TASK STATEMENT: Retype every line from the top of the entries down to the one with "plt.rcParams['hatch.color'] = '#0000ff'", both included, and skip the pictures.

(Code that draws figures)
---------------
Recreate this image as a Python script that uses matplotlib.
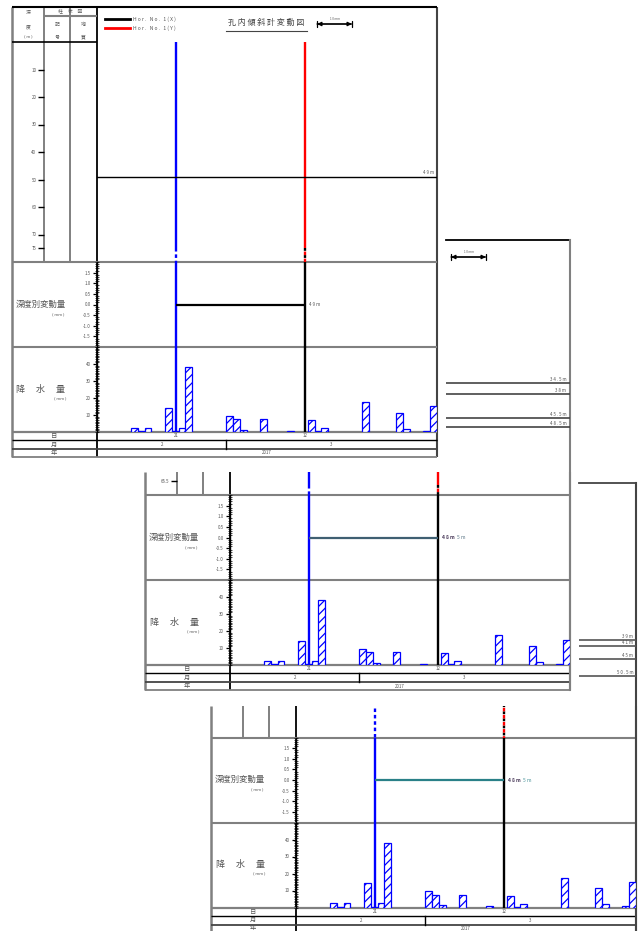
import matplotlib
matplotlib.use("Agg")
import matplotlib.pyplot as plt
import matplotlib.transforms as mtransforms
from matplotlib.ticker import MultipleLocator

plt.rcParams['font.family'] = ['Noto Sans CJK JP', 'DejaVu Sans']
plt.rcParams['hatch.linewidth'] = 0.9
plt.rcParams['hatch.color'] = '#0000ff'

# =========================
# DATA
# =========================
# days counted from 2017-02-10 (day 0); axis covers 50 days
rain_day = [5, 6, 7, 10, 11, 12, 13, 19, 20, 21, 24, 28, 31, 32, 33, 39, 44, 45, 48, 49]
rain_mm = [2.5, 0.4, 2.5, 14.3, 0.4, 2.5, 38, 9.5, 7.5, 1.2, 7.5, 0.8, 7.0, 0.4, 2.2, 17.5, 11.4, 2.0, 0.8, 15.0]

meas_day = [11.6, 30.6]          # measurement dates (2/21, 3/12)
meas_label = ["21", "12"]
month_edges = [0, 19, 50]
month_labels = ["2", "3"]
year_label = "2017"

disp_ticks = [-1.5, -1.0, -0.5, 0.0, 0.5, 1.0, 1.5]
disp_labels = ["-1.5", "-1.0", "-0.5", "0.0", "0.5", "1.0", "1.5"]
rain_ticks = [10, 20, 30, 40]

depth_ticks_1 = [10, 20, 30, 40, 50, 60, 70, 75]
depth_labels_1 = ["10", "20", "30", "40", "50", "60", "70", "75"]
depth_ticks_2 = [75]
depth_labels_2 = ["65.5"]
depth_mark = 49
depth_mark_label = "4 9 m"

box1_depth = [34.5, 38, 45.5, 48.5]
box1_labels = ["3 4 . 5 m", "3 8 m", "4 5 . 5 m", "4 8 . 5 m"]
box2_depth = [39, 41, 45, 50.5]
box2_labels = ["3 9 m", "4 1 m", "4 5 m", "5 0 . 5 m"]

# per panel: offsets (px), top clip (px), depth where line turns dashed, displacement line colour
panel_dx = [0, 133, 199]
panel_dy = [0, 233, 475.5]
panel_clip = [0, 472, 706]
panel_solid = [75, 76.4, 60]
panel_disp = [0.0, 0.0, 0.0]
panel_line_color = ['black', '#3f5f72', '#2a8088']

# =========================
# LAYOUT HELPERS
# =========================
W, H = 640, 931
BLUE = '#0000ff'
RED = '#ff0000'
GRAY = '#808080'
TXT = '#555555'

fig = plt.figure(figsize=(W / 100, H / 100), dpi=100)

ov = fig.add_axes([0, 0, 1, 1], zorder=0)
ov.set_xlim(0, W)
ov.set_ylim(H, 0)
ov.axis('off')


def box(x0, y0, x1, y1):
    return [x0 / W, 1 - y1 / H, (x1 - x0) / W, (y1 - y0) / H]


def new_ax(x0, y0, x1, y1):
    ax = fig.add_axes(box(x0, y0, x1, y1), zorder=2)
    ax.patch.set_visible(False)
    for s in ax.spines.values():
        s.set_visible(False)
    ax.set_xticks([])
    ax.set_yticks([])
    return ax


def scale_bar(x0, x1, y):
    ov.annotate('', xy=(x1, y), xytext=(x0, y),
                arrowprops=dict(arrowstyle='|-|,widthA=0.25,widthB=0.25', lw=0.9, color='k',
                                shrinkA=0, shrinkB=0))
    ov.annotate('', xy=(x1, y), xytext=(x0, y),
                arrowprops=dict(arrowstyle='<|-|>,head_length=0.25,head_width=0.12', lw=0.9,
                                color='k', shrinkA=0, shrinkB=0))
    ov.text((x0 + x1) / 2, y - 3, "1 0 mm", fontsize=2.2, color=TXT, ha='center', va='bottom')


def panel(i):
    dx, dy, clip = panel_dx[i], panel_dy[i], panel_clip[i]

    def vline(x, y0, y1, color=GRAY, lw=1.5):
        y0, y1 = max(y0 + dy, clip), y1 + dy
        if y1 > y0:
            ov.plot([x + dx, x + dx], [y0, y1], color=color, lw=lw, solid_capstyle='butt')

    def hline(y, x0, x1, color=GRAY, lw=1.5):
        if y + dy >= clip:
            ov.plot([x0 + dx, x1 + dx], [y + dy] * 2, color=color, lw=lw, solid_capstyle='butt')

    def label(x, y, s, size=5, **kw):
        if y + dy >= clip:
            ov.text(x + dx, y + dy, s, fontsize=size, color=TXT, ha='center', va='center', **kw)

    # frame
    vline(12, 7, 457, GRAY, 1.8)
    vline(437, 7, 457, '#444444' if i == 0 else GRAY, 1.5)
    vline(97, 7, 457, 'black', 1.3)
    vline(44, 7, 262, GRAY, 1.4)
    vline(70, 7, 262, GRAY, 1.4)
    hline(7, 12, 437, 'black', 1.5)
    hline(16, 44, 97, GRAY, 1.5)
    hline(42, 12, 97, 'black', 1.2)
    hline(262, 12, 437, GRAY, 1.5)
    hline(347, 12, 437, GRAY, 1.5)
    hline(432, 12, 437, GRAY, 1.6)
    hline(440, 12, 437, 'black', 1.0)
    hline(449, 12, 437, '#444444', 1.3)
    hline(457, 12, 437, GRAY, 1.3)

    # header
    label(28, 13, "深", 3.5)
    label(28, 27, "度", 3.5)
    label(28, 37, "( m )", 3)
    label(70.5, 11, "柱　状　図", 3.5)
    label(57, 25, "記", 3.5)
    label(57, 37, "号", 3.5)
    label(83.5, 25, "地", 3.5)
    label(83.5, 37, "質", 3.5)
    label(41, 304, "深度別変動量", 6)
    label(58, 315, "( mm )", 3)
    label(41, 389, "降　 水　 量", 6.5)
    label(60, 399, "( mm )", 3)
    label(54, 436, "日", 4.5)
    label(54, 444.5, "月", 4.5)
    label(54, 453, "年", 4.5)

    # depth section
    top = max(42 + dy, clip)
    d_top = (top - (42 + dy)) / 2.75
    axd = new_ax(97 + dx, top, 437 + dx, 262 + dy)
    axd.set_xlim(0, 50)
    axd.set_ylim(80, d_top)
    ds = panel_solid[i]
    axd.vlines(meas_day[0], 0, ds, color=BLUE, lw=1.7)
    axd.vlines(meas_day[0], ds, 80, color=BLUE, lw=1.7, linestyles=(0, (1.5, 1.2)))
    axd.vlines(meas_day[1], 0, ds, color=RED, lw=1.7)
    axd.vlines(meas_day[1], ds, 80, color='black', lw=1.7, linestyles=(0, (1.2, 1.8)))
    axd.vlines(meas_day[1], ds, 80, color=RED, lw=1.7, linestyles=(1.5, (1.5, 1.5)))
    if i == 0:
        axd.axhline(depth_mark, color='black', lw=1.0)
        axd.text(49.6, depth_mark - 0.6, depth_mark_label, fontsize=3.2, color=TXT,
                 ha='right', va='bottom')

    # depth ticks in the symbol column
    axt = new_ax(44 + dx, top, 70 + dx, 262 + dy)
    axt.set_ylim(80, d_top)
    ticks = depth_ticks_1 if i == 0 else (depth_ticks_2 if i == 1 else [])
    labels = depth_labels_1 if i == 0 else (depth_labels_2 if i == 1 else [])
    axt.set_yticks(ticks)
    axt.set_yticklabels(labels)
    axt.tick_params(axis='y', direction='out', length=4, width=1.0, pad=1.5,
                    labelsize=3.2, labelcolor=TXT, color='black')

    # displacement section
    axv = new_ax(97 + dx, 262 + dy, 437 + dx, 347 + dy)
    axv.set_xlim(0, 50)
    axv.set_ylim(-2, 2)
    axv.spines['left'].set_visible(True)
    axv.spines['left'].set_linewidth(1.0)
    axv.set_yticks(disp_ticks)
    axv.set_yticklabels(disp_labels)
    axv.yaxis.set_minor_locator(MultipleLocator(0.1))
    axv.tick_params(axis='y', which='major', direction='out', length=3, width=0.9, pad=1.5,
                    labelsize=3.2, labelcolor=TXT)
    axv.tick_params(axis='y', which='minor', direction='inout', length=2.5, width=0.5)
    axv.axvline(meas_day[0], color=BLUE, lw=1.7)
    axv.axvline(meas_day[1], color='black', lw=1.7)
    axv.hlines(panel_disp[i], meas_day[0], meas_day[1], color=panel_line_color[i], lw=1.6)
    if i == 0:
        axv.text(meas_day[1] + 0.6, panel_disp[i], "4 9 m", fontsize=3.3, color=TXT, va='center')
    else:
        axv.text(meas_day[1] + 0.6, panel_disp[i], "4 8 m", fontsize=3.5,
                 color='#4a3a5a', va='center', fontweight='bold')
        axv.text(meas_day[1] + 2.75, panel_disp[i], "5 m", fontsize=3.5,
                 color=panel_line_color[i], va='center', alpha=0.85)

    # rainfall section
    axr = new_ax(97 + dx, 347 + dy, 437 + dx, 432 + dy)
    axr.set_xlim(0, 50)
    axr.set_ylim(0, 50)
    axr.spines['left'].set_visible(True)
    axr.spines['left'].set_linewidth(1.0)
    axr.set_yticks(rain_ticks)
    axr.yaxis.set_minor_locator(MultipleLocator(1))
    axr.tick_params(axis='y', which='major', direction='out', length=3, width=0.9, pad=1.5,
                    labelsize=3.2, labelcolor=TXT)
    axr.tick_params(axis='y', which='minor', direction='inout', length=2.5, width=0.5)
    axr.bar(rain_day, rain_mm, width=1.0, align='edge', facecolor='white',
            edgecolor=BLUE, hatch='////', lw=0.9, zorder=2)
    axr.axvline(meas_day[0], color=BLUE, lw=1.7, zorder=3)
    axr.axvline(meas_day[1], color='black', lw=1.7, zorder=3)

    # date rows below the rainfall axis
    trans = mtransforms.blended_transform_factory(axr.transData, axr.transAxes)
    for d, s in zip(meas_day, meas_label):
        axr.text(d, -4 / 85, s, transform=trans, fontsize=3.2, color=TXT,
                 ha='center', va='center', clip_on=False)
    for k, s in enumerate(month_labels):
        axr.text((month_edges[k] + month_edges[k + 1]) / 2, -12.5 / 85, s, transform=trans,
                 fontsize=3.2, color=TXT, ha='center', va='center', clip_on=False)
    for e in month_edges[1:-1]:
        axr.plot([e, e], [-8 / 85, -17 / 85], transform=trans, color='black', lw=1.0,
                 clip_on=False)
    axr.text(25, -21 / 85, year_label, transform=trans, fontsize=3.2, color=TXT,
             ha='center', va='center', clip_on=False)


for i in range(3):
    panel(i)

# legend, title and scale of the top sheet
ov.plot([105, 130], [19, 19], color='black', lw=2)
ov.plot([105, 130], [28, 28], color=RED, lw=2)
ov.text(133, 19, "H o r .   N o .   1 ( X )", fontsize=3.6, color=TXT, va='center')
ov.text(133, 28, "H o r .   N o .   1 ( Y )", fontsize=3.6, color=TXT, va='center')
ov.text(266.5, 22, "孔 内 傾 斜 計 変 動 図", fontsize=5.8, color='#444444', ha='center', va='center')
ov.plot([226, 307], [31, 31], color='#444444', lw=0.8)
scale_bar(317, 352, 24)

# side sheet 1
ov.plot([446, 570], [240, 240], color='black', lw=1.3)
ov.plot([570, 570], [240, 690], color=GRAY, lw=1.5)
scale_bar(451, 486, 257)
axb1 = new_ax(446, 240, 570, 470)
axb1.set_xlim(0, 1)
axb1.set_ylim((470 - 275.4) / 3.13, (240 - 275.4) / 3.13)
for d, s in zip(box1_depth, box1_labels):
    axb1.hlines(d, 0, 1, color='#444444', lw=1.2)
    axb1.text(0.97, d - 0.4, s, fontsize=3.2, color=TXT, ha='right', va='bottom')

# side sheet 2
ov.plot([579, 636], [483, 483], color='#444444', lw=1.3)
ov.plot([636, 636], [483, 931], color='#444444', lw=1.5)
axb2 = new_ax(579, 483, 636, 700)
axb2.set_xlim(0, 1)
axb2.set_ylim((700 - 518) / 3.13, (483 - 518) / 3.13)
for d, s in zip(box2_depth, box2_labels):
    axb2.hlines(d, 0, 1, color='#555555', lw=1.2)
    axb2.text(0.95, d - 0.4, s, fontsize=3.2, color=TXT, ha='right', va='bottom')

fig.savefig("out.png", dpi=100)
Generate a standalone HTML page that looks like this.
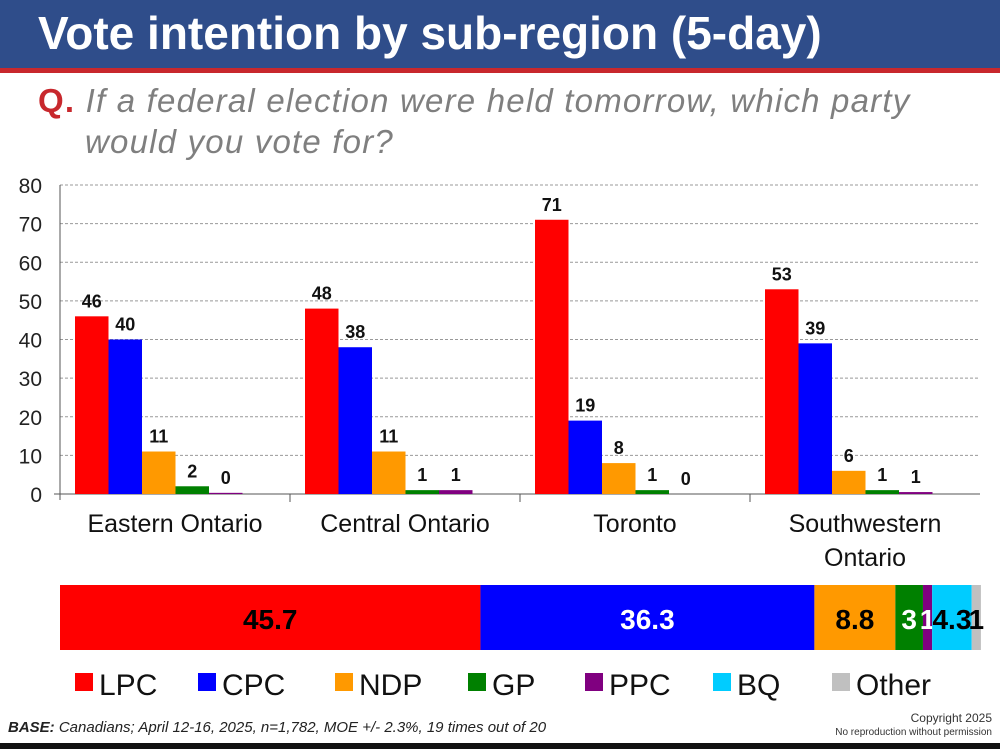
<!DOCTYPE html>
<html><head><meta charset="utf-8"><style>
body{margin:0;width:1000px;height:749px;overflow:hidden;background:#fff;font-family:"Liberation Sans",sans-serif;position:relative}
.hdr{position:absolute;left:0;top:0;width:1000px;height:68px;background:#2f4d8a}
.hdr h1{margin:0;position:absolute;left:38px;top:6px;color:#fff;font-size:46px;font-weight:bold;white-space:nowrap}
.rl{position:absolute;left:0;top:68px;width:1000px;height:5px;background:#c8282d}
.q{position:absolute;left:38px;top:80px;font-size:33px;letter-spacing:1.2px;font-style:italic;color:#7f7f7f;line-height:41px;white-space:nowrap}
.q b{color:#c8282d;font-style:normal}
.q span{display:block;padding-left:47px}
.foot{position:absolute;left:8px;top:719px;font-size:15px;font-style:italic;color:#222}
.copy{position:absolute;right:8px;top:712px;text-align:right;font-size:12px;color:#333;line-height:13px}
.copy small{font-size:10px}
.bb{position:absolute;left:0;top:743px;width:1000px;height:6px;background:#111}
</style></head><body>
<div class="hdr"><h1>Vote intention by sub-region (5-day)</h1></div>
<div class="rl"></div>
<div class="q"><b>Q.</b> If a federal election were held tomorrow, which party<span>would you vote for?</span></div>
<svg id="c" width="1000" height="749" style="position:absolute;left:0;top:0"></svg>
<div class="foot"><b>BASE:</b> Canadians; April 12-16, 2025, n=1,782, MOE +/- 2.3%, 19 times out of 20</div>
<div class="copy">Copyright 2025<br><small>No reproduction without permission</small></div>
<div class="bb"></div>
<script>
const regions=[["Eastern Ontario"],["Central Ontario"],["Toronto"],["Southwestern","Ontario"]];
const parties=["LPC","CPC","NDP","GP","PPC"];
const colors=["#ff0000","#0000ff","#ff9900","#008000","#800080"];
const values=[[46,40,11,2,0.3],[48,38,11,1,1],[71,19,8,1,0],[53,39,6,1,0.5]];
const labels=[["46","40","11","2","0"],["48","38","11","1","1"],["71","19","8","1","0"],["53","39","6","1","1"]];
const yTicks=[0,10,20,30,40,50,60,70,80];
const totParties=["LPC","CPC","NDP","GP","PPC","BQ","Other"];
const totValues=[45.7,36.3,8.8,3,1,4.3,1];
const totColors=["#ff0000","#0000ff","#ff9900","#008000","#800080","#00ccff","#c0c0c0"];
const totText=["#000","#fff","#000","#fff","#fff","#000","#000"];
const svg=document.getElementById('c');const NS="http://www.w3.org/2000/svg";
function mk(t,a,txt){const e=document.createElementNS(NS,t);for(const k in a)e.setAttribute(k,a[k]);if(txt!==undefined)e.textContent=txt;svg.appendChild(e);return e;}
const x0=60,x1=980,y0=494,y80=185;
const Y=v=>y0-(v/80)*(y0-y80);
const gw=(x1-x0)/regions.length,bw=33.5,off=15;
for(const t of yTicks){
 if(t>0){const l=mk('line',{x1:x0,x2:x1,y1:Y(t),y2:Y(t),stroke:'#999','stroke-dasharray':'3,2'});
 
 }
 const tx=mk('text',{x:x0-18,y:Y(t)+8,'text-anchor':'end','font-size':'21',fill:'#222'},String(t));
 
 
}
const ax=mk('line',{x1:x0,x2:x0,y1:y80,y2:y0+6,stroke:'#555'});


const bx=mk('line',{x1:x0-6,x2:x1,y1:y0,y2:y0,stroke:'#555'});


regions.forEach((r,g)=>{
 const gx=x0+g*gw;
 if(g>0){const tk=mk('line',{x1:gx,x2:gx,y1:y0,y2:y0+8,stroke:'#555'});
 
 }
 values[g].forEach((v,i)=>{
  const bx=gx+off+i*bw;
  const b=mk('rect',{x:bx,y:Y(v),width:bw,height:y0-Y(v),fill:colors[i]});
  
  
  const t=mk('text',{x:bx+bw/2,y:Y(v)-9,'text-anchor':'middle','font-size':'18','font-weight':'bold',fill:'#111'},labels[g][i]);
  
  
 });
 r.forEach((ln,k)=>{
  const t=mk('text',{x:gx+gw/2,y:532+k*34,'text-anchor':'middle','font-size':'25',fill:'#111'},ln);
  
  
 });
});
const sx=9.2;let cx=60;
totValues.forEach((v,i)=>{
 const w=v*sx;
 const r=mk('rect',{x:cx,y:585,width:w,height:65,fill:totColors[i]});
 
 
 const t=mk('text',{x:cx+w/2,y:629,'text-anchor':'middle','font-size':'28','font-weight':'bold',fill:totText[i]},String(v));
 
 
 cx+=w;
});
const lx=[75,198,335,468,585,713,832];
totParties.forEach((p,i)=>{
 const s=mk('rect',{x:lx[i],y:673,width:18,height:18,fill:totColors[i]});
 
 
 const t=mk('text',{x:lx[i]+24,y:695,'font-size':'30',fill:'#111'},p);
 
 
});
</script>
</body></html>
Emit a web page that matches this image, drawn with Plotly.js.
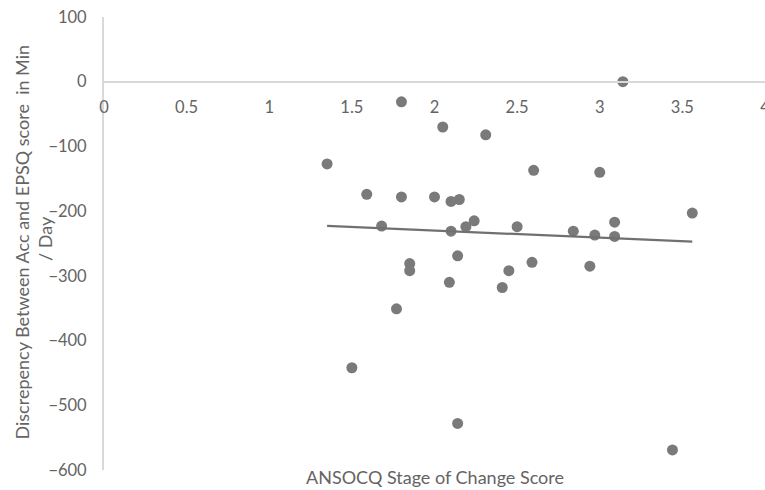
---------------
RESPONSE TO THIS TASK:
Recreate this image as a Python script that uses matplotlib.
import matplotlib
matplotlib.use("Agg")
import matplotlib.pyplot as plt
import matplotlib.transforms as mtransforms
from matplotlib.ticker import MultipleLocator

plt.rcParams['font.family'] = ['Noto Sans CJK JP', 'DejaVu Sans']
plt.rcParams['hatch.linewidth'] = 0.9
plt.rcParams['hatch.color'] = '#0000ff'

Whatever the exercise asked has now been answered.